**DIRECTIONS FOR THIS TASK**
Quote all of the data that follows exactly as written, skipping the images.

Records from a data source
• • • • •

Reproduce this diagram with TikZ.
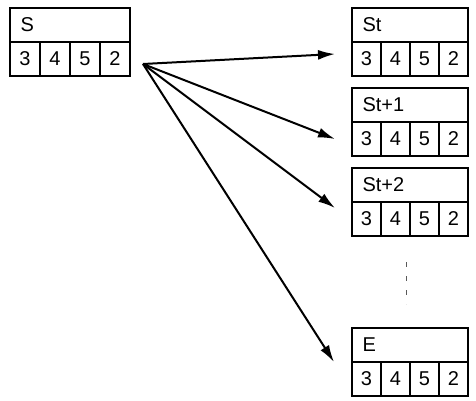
\documentclass[tikz,border=0pt]{standalone}
\usepackage{fontspec}
\setmainfont{Liberation Sans}
\usetikzlibrary{arrows.meta}
\newcommand\boxfont{\fontsize{20}{22}\selectfont}
\tikzset{
  cell/.style={draw, line width=1.2pt, minimum height=34pt, inner sep=0pt, outer sep=0pt},
  digit/.style={cell, anchor=north west, minimum width=#1, align=center},
  conn/.style={line width=2pt, -{Latex[length=17pt,width=10pt]}},
}
% \regbox{name}{x}{y}{cellwidth}{label}
\newcommand\regbox[5]{%
  \node[cell, anchor=north west, minimum width=4*#4pt, text width=4*#4pt-9pt, align=left, inner xsep=0pt] (#1h) at (#2,#3) {\hspace*{6pt}\boxfont #5};
  \node[digit=#4pt] (#1a) at (#2,#3+34) {\boxfont 3};
  \node[digit=#4pt] (#1b) at (#2+#4,#3+34) {\boxfont 4};
  \node[digit=#4pt] (#1c) at (#2+2*#4,#3+34) {\boxfont 5};
  \node[digit=#4pt] (#1d) at (#2+3*#4,#3+34) {\boxfont 2};
}
\begin{document}
\begin{tikzpicture}[x=1pt,y=-1pt]
\useasboundingbox (0,0) rectangle (476,401);
\regbox{s}{10}{8}{30}{S}
\regbox{t}{352}{8}{29}{St}
\regbox{u}{352}{88}{29}{St+1}
\regbox{v}{352}{168}{29}{St+2}
\regbox{e}{352}{328}{29}{E}
\coordinate (src) at (143,64);
\coordinate (pt) at (335,54);
\coordinate (pu) at (335,139);
\coordinate (pv) at (335,208);
\coordinate (pe) at (334,362);
\coordinate (d1) at (406,262);
\coordinate (d2) at (406,304);
\draw[conn] (src) -- (pt);
\draw[conn] (src) -- (pu);
\draw[conn] (src) -- (pv);
\draw[conn] (src) -- (pe);
\draw[line width=1pt, dash pattern=on 5pt off 9pt, gray!70!black] (d1) -- (d2);
\end{tikzpicture}
\end{document}
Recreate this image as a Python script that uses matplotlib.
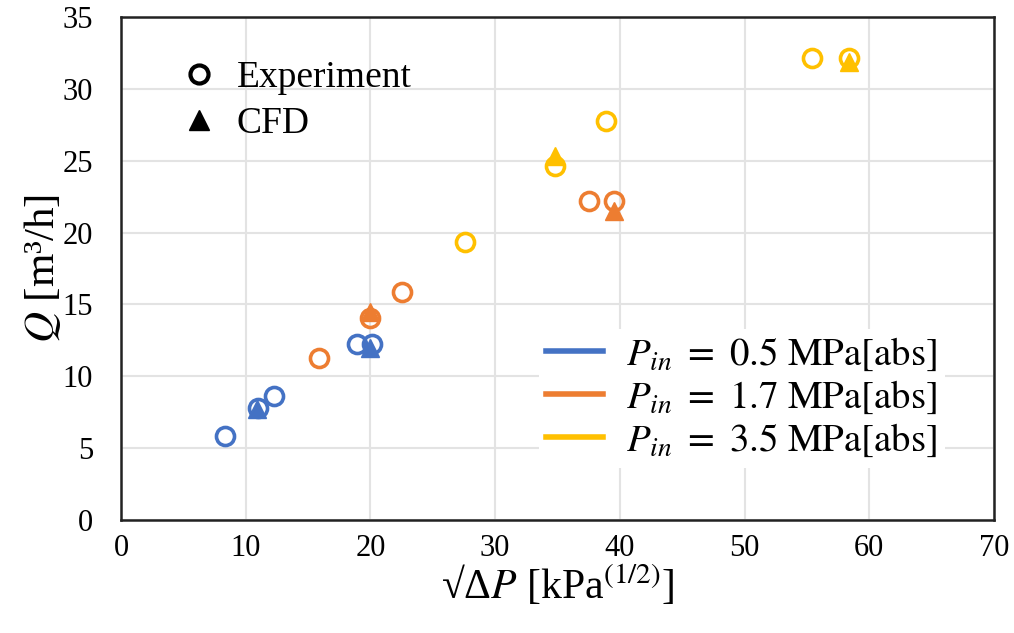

• • • • •

**FULL SOLUTION**
Reproduce this diagram with TikZ.
\documentclass[tikz,border=0pt]{standalone}
\usepackage{fontspec}
\setmainfont{Liberation Sans}
\usetikzlibrary{arrows.meta}
\newcommand\boxfont{\fontsize{20}{22}\selectfont}
\tikzset{
  cell/.style={draw, line width=1.2pt, minimum height=34pt, inner sep=0pt, outer sep=0pt},
  digit/.style={cell, anchor=north west, minimum width=#1, align=center},
  conn/.style={line width=2pt, -{Latex[length=17pt,width=10pt]}},
}
% \regbox{name}{x}{y}{cellwidth}{label}
\newcommand\regbox[5]{%
  \node[cell, anchor=north west, minimum width=4*#4pt, text width=4*#4pt-9pt, align=left, inner xsep=0pt] (#1h) at (#2,#3) {\hspace*{6pt}\boxfont #5};
  \node[digit=#4pt] (#1a) at (#2,#3+34) {\boxfont 3};
  \node[digit=#4pt] (#1b) at (#2+#4,#3+34) {\boxfont 4};
  \node[digit=#4pt] (#1c) at (#2+2*#4,#3+34) {\boxfont 5};
  \node[digit=#4pt] (#1d) at (#2+3*#4,#3+34) {\boxfont 2};
}
\begin{document}
\begin{tikzpicture}[x=1pt,y=-1pt]
\useasboundingbox (0,0) rectangle (476,401);
\regbox{s}{10}{8}{30}{S}
\regbox{t}{352}{8}{29}{St}
\regbox{u}{352}{88}{29}{St+1}
\regbox{v}{352}{168}{29}{St+2}
\regbox{e}{352}{328}{29}{E}
\coordinate (src) at (143,64);
\coordinate (pt) at (335,54);
\coordinate (pu) at (335,139);
\coordinate (pv) at (335,208);
\coordinate (pe) at (334,362);
\coordinate (d1) at (406,262);
\coordinate (d2) at (406,304);
\draw[conn] (src) -- (pt);
\draw[conn] (src) -- (pu);
\draw[conn] (src) -- (pv);
\draw[conn] (src) -- (pe);
\draw[line width=1pt, dash pattern=on 5pt off 9pt, gray!70!black] (d1) -- (d2);
\end{tikzpicture}
\end{document}
Recreate this image as a Python script that uses matplotlib.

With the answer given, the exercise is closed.